对于您的情况,将您的 DataFramequantity 视为 numpy 数组,与您的方法相比,下面的代码应该会大大加快该过程:

import pandas as pd
import numpy as np

df = pd.DataFrame([-1,-1,-1,-1,15,-1,-1,-1,-1,5,-1,+15,-1,-1,-1], columns=['quantity'])

x = np.array(df.quantity)
y = np.zeros(x.size)

total = 0
for i, xi in enumerate(x):
    total += xi
    y[i] = total
    total = total if total < 0 else 0

df['outcome'] = y

print(df)

输出:

    quantity  outcome
0         -1     -1.0
1         -1     -2.0
2         -1     -3.0
3         -1     -4.0
4         15     11.0
5         -1     -1.0
6         -1     -2.0
7         -1     -3.0
8         -1     -4.0
9          5      1.0
10        -1     -1.0
11        15     14.0
12        -1     -1.0
13        -1     -2.0
14        -1     -3.0

如果您仍然需要更快的速度,建议查看 numba 按照 jezrael answer

编辑 - 性能测试

我对性能感到好奇,并使用所有 3 种方法完成了这个模块。

我没有优化个别功能,只是从 OP 和 jezrael answer 复制代码并稍作改动。

"""
bench_dataframe.py
Performance test of iteration over DataFrame rows.

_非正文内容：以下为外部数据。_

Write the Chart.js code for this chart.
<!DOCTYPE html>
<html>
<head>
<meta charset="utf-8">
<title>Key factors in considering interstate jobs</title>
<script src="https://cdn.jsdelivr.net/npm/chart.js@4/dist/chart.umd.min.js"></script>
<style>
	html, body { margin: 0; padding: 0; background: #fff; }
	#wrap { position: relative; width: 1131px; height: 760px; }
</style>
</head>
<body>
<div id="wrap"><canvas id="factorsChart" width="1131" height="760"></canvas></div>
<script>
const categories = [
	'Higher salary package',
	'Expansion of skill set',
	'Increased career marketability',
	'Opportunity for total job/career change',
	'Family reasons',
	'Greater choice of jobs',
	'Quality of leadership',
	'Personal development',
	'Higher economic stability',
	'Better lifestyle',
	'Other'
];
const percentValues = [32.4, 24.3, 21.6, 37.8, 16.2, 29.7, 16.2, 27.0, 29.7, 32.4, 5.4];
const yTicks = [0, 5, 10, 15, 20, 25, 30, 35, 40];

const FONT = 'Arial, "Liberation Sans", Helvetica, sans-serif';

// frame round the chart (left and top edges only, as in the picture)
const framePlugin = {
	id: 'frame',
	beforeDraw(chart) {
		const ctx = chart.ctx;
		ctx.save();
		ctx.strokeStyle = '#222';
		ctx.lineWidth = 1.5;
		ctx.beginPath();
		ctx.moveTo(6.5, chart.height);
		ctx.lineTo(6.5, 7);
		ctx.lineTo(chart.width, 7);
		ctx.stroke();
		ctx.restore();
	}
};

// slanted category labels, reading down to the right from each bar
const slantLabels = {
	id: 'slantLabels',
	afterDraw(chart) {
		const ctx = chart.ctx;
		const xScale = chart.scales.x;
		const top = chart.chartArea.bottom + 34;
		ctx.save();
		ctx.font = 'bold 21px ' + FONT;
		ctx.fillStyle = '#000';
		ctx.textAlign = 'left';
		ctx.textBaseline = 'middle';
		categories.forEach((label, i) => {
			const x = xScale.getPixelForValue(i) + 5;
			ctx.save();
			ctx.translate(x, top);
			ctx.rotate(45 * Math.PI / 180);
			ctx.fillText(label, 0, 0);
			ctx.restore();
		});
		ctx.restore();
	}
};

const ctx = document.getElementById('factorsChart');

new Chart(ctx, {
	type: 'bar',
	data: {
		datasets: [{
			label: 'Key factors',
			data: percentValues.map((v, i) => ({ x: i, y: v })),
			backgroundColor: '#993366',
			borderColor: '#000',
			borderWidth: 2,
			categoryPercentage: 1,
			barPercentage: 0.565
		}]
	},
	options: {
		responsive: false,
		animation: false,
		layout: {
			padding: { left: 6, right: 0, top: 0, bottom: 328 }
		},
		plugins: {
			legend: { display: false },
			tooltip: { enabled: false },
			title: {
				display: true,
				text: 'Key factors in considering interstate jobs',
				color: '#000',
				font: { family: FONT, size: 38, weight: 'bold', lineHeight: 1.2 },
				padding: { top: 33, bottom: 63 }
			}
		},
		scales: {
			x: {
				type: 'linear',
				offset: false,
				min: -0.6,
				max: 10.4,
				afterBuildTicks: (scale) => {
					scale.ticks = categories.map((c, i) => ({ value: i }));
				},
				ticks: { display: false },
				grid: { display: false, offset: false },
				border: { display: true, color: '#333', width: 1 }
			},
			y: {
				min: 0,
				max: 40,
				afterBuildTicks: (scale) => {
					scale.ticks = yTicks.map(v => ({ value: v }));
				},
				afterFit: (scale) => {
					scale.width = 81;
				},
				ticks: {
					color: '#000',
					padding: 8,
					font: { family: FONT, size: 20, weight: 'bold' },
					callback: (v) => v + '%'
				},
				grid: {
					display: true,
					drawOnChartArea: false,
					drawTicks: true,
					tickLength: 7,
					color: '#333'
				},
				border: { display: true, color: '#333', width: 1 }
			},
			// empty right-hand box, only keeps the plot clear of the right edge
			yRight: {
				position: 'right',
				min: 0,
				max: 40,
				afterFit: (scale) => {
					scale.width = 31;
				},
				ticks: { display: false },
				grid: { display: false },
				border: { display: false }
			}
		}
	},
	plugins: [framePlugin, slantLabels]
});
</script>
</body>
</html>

Methods tested are `DataFrame.iterrows()`, loop over `numpy.array`,
and same using `numba`.
"""
from numba import njit
import pandas as pd
import numpy as np


def pditerrows(df):
    """Iterate over DataFrame using `iterrows`"""

    for index, row in df.iterrows():
        if index == 0:
            df.loc[index, 'outcome'] = df.loc[index, 'quantity']
        else:
            previous_outcome = df.loc[index-1, 'outcome'] 
            if previous_outcome > 0:
                previous_outcome = 0

            df.loc[index, 'outcome'] = previous_outcome + df.loc[index, 'quantity']
            
    return df


def nparray(df):
    """Convert DataFrame column to `numpy` arrays."""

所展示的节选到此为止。